Para entender a Darwin no hace falta
remontarse a las controversias de la Conquista sobre la pertenencia o no de los
salvajes americanos a la especie humana. Los siglos XVIII y XIX fueron en
Europa los siglos de los zoológicos humanos. El eurocentrismo exacerbado de
algunos naturalistas promovía en
fiestas, salones, universidades, la desvergonzada exposición de individuos de
etnias diferentes. Un degradante racismo científico exhibía asiáticos,
africanos, indios, como curiosidades, monstruos y extravagancias de la
naturaleza. En el horizonte científico de Darwin destacaba la figura de Buffon,
eminente naturalista del siglo XVIII. Si bien Darwin, antes de emprender su
famoso viaje, adhería a la concepción “fijista” sobre las especies, veía en el
transformismo limitado de Buffon los rudimentos de la teoría evolucionista que
fraguará después de su viaje. Pero la influencia se advierte también en el
palmario eurocentrismo del que Darwin no podía desprenderse del todo. Buffon
pensaba que las especies animales americanas eran descendientes degradados de
la especies del Viejo Continente. El tapir, por ejemplo, una suerte de elefante
achicharrado y sin trompa. El clima, decía Buffon, determina las
características de la tierra, la tierra determina las características de las
plantas, y las plantas las características de los animales y del hombre. Buffon
parece haber sido un lector muy atento del “Facundo”. Si la rémora racista
cruza esta visión de los gauchos y los indios fueguinos, también es justo decir
que en otras partes del diario Darwin deplora la esclavitud en Río de Janeiro y
denuncia el trato inhumano que reciben los indios Pampas.
4. Las ficciones de la identidad
Sartre, en “El Ser y la Nada”, supone que
la conciencia que niega la permanente recusación de sí misma es un fraude y un
autoengaño (“mala fe”). Es que en el conato de cualquier identidad anida el
sentimiento de la manada. La identidad significa la identificación con lo
idéntico de los miembros del grupo. El individuo no soporta el miedo morboso de
quedarse solo, la revelación de su propio vacío y el absurdo que lo instaura en
el mundo. No soporta la libertad, diría Fromm. La gente sufre si alguien no le
dice quién es, qué consumir, qué sentir.
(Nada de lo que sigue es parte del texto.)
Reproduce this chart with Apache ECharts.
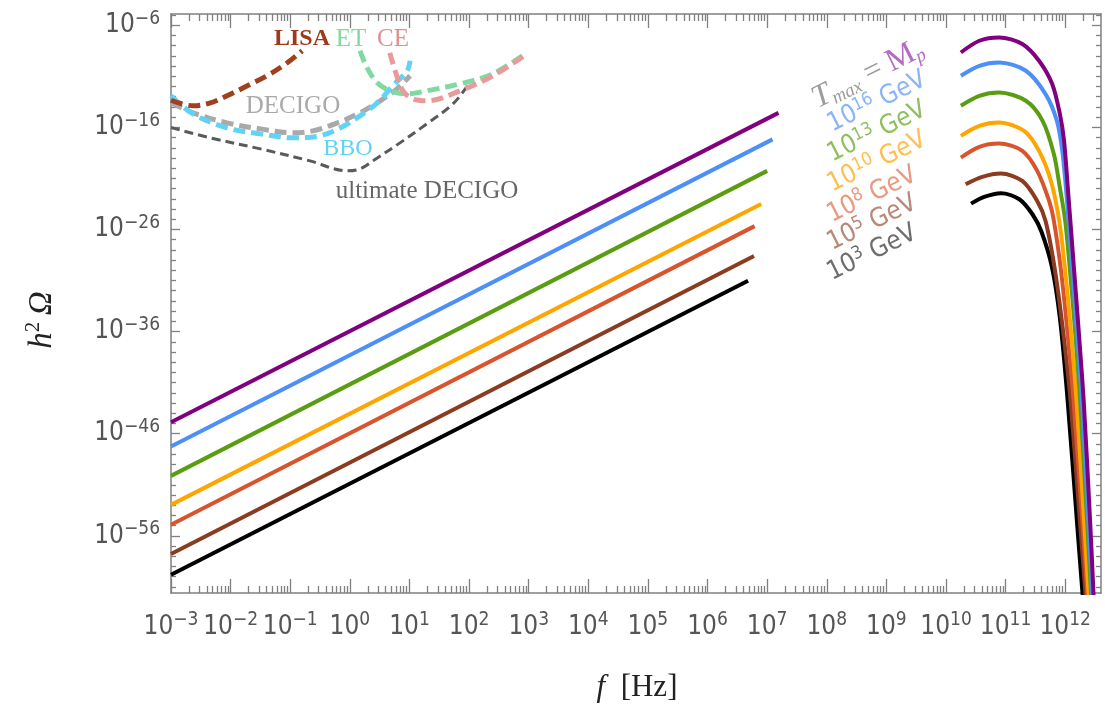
<!DOCTYPE html>
<html><head><meta charset="utf-8">
<script src="https://cdn.jsdelivr.net/npm/echarts@6.0.0/dist/echarts.min.js"></script>
<style>html,body{margin:0;padding:0;background:#fff}#c{width:1105px;height:713px}</style>
</head><body><div id="c"></div>
<script>
// ---- axis ticks (log10 exponents) ----
const xTickExp = [-3,-2,-1,0,1,2,3,4,5,6,7,8,9,10,11,12];
const yTickExp = [-6,-16,-26,-36,-46,-56];
const xRange = [-3, 12.6];
const yRange = [-61.6, -4.9];

// ---- power-law parts [log10 f, log10 h^2 Omega] ----
const lowPurple = [[-3,-44.87],[7.19,-14.58]];
const lowBlue   = [[-3,-47.26],[7.09,-17.18]];
const lowGreen  = [[-3,-50.13],[7.00,-20.26]];
const lowOrange = [[-3,-52.97],[6.90,-23.51]];
const lowRed    = [[-3,-54.92],[6.79,-25.67]];
const lowBrown  = [[-3,-57.79],[6.78,-28.60]];
const lowBlack  = [[-3,-59.82],[6.68,-31.02]];

// ---- high-frequency peaked parts ----
const highPurple = [[10.25,-8.67],[10.56,-7.52],[10.89,-7.20],[11.28,-7.84],[11.56,-9.48],[11.78,-11.74],[11.91,-14.68],[11.98,-17.32],[12.06,-23.21],[12.15,-30.07],[12.23,-36.25],[12.31,-42.81],[12.42,-54.87],[12.48,-62.42]];
const highBlue   = [[10.25,-10.95],[10.56,-9.97],[10.89,-9.65],[11.34,-10.46],[11.67,-12.75],[11.86,-15.36],[11.95,-18.30],[12.03,-23.21],[12.12,-30.07],[12.20,-36.25],[12.28,-42.81],[12.39,-54.87],[12.46,-62.42]];
const highGreen  = [[10.25,-13.89],[10.56,-12.91],[10.89,-12.59],[11.34,-13.40],[11.62,-15.36],[11.81,-18.63],[11.91,-21.90],[12.00,-25.17],[12.08,-30.07],[12.17,-36.25],[12.25,-42.81],[12.37,-54.87],[12.44,-62.42]];
const highOrange = [[10.25,-16.83],[10.56,-15.85],[10.89,-15.53],[11.31,-16.34],[11.56,-18.30],[11.76,-21.25],[11.90,-25.17],[12.00,-30.07],[12.10,-36.25],[12.19,-42.81],[12.32,-54.87],[12.40,-62.42]];
const highRed    = [[10.25,-18.96],[10.56,-17.91],[10.89,-17.59],[11.28,-18.30],[11.53,-20.26],[11.73,-23.21],[11.81,-25.17],[11.93,-30.07],[12.04,-36.25],[12.14,-42.81],[12.29,-54.87],[12.38,-62.42]];
const highBrown  = [[10.33,-21.57],[10.61,-20.85],[10.92,-20.53],[11.28,-21.25],[11.53,-23.21],[11.67,-25.17],[11.83,-30.07],[11.97,-36.25],[12.09,-42.81],[12.25,-54.87],[12.35,-62.42]];
const highBlack  = [[10.42,-23.47],[10.64,-22.81],[10.92,-22.45],[11.23,-23.04],[11.45,-24.51],[11.60,-26.20],[11.78,-29.75],[11.91,-34.65],[12.03,-42.00],[12.20,-54.87],[12.30,-62.42]];

// ---- detector sensitivity curves ----
const detLISA   = [[-3.0,-13.35],[-2.63,-13.89],[-2.34,-13.60],[-2.06,-12.91],[-1.72,-11.93],[-1.39,-10.95],[-1.05,-9.68],[-0.80,-8.50]];
const detDECIGO = [[-3.0,-13.60],[-2.63,-14.58],[-2.06,-15.56],[-1.50,-16.15],[-0.95,-16.54],[-0.62,-16.34],[-0.21,-15.56],[0.17,-14.58],[0.51,-13.40],[0.79,-12.23],[1.01,-10.95]];
const detBBO    = [[-3.0,-12.91],[-2.63,-14.68],[-2.06,-16.05],[-1.50,-16.64],[-0.95,-17.03],[-0.50,-16.83],[-0.16,-16.05],[0.17,-14.87],[0.46,-13.60],[0.72,-11.93],[0.96,-10.46],[1.01,-9.48]];
const detUDECIGO= [[-3.0,-16.02],[-2.34,-17.03],[-1.50,-18.11],[-0.67,-19.28],[-0.05,-20.26],[0.17,-20.07],[0.46,-18.99],[0.84,-17.52],[1.29,-15.66],[1.73,-13.70],[2.01,-11.64]];
const detET     = [[0.17,-8.50],[0.29,-10.17],[0.46,-11.64],[0.67,-12.42],[0.96,-12.72],[1.29,-12.42],[1.85,-11.74],[2.40,-10.75],[2.97,-8.70]];
const detCE     = [[0.67,-8.70],[0.76,-10.46],[0.89,-12.42],[1.06,-13.21],[1.29,-13.40],[1.85,-12.42],[2.40,-10.95],[2.97,-8.80]];

// ---- labels ----
const tempLabels = [
  {sup:'16', color:'#8cb4fa'},
  {sup:'13', color:'#8fbf5e'},
  {sup:'10', color:'#ffbe4d'},
  {sup:'8',  color:'#e89a80'},
  {sup:'5',  color:'#b88878'},
  {sup:'3',  color:'#6e6e6e'}
];

const C = {purple:'#800080', blue:'#4d8ff8', green:'#5b9d12', orange:'#ffa500', red:'#d8542c', brown:'#8b3b1f', black:'#000000'};
const AX = '#808080';
const SANS = "'Liberation Sans Narrow','DejaVu Sans Condensed','Liberation Sans',Arial,sans-serif";
const SERIF = "'Liberation Serif','DejaVu Serif',serif";

const chart = echarts.init(document.getElementById('c'), null, {renderer:'canvas'});

function minorX(){ const a=[]; for(let n=-3;n<=12;n++){ for(let k=2;k<=9;k++){ const v=n+Math.log10(k); if(v<xRange[1]-0.01) a.push(v);} } return a; }
function minorY(){ const a=[]; for(let n=-61;n<=-5;n++){ if(yTickExp.indexOf(n)<0) a.push(n);} return a; }

function expLabel(v){ const n=Math.round(v); return '{b|10}{e|'+(n<0?'\u2212':'')+Math.abs(n)+'}'; }
const labelRich = {
  b:{fontSize:26, fontFamily:SANS, color:'#555', lineHeight:32},
  e:{fontSize:19, fontFamily:SANS, color:'#555', lineHeight:18, verticalAlign:'top'}
};

function xAx(pos, grid, vals, len, withLabels, showLine){
  return {type:'value', gridIndex:grid, position:pos, min:xRange[0], max:xRange[1],
    axisLine:{show:showLine, onZero:false, lineStyle:{color:AX, width:1.5}},
    axisTick:{show:true, inside:true, length:len, customValues:vals, lineStyle:{color:AX, width:1.3}},
    axisLabel: withLabels ? {show:true, customValues:vals, margin:18, formatter:expLabel, rich:labelRich} : {show:false},
    splitLine:{show:false}};
}
function yAx(pos, grid, vals, len, withLabels, showLine){
  return {type:'value', gridIndex:grid, position:pos, min:yRange[0], max:yRange[1],
    axisLine:{show:showLine, onZero:false, lineStyle:{color:AX, width:1.5}},
    axisTick:{show:true, inside:true, length:len, customValues:vals, lineStyle:{color:AX, width:1.3}},
    axisLabel: withLabels ? {show:true, customValues:vals, margin:11, formatter:expLabel, rich:labelRich} : {show:false},
    splitLine:{show:false}};
}

const gridRect = {left:171, top:14, width:930, height:579};

function curve(data, color){
  return {type:'line', xAxisIndex:0, yAxisIndex:0, data, symbol:'none', smooth:0.3,
    clip:true, lineStyle:{color, width:4}, z:3};
}
function dashed(data, color, w, dash){
  return {type:'line', xAxisIndex:0, yAxisIndex:0, data, symbol:'none', smooth:0.35,
    clip:true, lineStyle:{color, width:w, type:dash, cap:'butt'}, z:2};
}

const series = [
  dashed(detUDECIGO,'#5a5a5a',3,[9,5]),
  dashed(detDECIGO,'#a9a9a9',5,[12,6]),
  dashed(detBBO,'#62d2f5',5,[12,6]),
  dashed(detLISA,'#a0401f',5,[12,6]),
  dashed(detET,'#7fd9a0',5,[12,6]),
  dashed(detCE,'#e99a9a',5,[12,6]),
  curve(lowPurple,C.purple), curve(lowBlue,C.blue), curve(lowGreen,C.green), curve(lowOrange,C.orange),
  curve(lowRed,C.red), curve(lowBrown,C.brown), curve(lowBlack,C.black),
  curve(highBlack,C.black), curve(highBrown,C.brown), curve(highRed,C.red), curve(highOrange,C.orange),
  curve(highGreen,C.green), curve(highBlue,C.blue), curve(highPurple,C.purple)
];

// text annotations
const graphics = [];
const rot = 0.46;
graphics.push({type:'text', x:868, y:74, rotation:rot, z:10, style:{
  text:'{t|T}{m|max}{q| = }{p|M}{s|p}', align:'center', verticalAlign:'middle',
  rich:{
    t:{fontFamily:SERIF, fontStyle:'italic', fontSize:32, fill:'#9c9c9c', lineHeight:34},
    m:{fontFamily:SERIF, fontStyle:'italic', fontSize:19, fill:'#9c9c9c', lineHeight:18, verticalAlign:'bottom'},
    q:{fontFamily:SERIF, fontSize:31, fill:'#9c9c9c', lineHeight:34},
    p:{fontFamily:SERIF, fontSize:32, fill:'#b56bc2', lineHeight:34},
    s:{fontFamily:SERIF, fontStyle:'italic', fontSize:19, fill:'#b56bc2', lineHeight:18, verticalAlign:'bottom'}
  }}});
const tCenters = [[877,102],[877,132],[877,162],[872,195],[872,223],[872,253]];
tempLabels.forEach((t,i)=>{
  graphics.push({type:'text', x:tCenters[i][0], y:tCenters[i][1], rotation:rot, z:10, style:{
    text:'{b|10}{e|'+t.sup+'}{b| GeV}', align:'center', verticalAlign:'middle',
    rich:{
      b:{fontFamily:SANS, fontSize:26, fill:t.color, lineHeight:30},
      e:{fontFamily:SANS, fontSize:18, fill:t.color, lineHeight:17, verticalAlign:'top'}
    }}});
});
const detLabels = [
  {t:'LISA', x:302, y:39, c:'#9b3a1c', w:'bold', s:24},
  {t:'ET', x:351, y:39, c:'#7fd9a0', w:'normal', s:25},
  {t:'CE', x:393, y:39, c:'#e38e8e', w:'normal', s:25},
  {t:'DECIGO', x:293, y:106, c:'#a9a9a9', w:'normal', s:25},
  {t:'BBO', x:348, y:149, c:'#62d2f5', w:'normal', s:24},
  {t:'ultimate DECIGO', x:427, y:191, c:'#666666', w:'normal', s:25}
];
detLabels.forEach(d=>{
  graphics.push({type:'text', x:d.x, y:d.y, z:10, style:{text:d.t, fill:d.c, fontFamily:SERIF, fontWeight:d.w, fontSize:d.s, align:'center', verticalAlign:'middle'}});
});
// axis titles
graphics.push({type:'text', x:42, y:320, rotation:Math.PI/2, style:{
  text:'{h|h}{s|2}{o|\u2009\u03A9}', align:'center', verticalAlign:'middle',
  rich:{
    h:{fontFamily:SERIF, fontStyle:'italic', fontSize:33, fill:'#222', lineHeight:38},
    s:{fontFamily:SERIF, fontSize:21, fill:'#222', lineHeight:20, verticalAlign:'top'},
    o:{fontFamily:SERIF, fontStyle:'italic', fontSize:33, fill:'#222', lineHeight:38}
  }}});
graphics.push({type:'text', x:637, y:688, style:{
  text:'{f|f}{n|  [Hz]}', align:'center', verticalAlign:'middle',
  rich:{
    f:{fontFamily:SERIF, fontStyle:'italic', fontSize:31, fill:'#222'},
    n:{fontFamily:SERIF, fontSize:31, fill:'#222'}
  }}});

chart.setOption({
  animation:false,
  backgroundColor:'#fff',
  grid:[Object.assign({containLabel:false}, gridRect), Object.assign({containLabel:false}, gridRect)],
  xAxis:[
    xAx('bottom',0,xTickExp,14,true,true),
    xAx('top',0,xTickExp,14,false,true),
    xAx('bottom',1,minorX(),7,false,false),
    xAx('top',1,minorX(),7,false,false)
  ],
  yAxis:[
    yAx('left',0,yTickExp,9,true,true),
    yAx('right',0,yTickExp,9,false,true),
    yAx('left',1,minorY(),5,false,false),
    yAx('right',1,minorY(),5,false,false)
  ],
  series,
  graphic:graphics
});
</script></body></html>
Producción en serie de conciencias que
el poder “pastoral” multiplica cuando se trata de la identidad de una nación,
porque entonces recrudecen las dinámicas disciplinarias que organizan los mitos
nacionales, seleccionan los próceres y las fechas patrias que gustosamente
festejaremos como neutros autómatas cartesianos.
Si, como Plantea Alberdi, la Revolución de
Mayo, más que una revuelta separatista, significó el comienzo de la hegemonía
de Buenos Aires sobre el interior (puesto que la hizo una élite ilustrada, a
espaldas de las masas “bárbaras” de las provincias), sucedió por la
implantación de una dicotomía violenta cuya síntesis aún no se produjo. El país
surgió partido, y a doscientos años del nacimiento de Darwin, algunos todavía
parecen creer que el hombre desciende del gaucho, como lo proclamaron las
siniestras ficciones patrióticas de la oligarquía hipócrita del Centenario,
alumnos ejemplares de los mismos que instrumentaron su exterminio. Que “El
burro es un caballo degenerado” es una idea de Buffón, pero se trata
esencialmente del mismo burro de la canción de Larralde, señalando con justa
eficacia poética la manipulación de la subjetividad perpetrada para
convencernos de que somos quienes dicen que somos. ¿Hace falta agregar que, en
virtud del formidable reproductor de
ficciones políticas que ha sido la
escuela, eso es lo que festejamos
atropelladamente este año?
El esplendor turbio de algunas metáforas
ilustres, las máscaras de la intolerable incertidumbre. Es tiempo de que la
escuela, principal aparato ideológico responsable de la transmisión de la
memoria colectiva, deje de ser
tributaria de un poder experto en urdir el olvido de las contradicciones
históricas que no le conviene mostrar.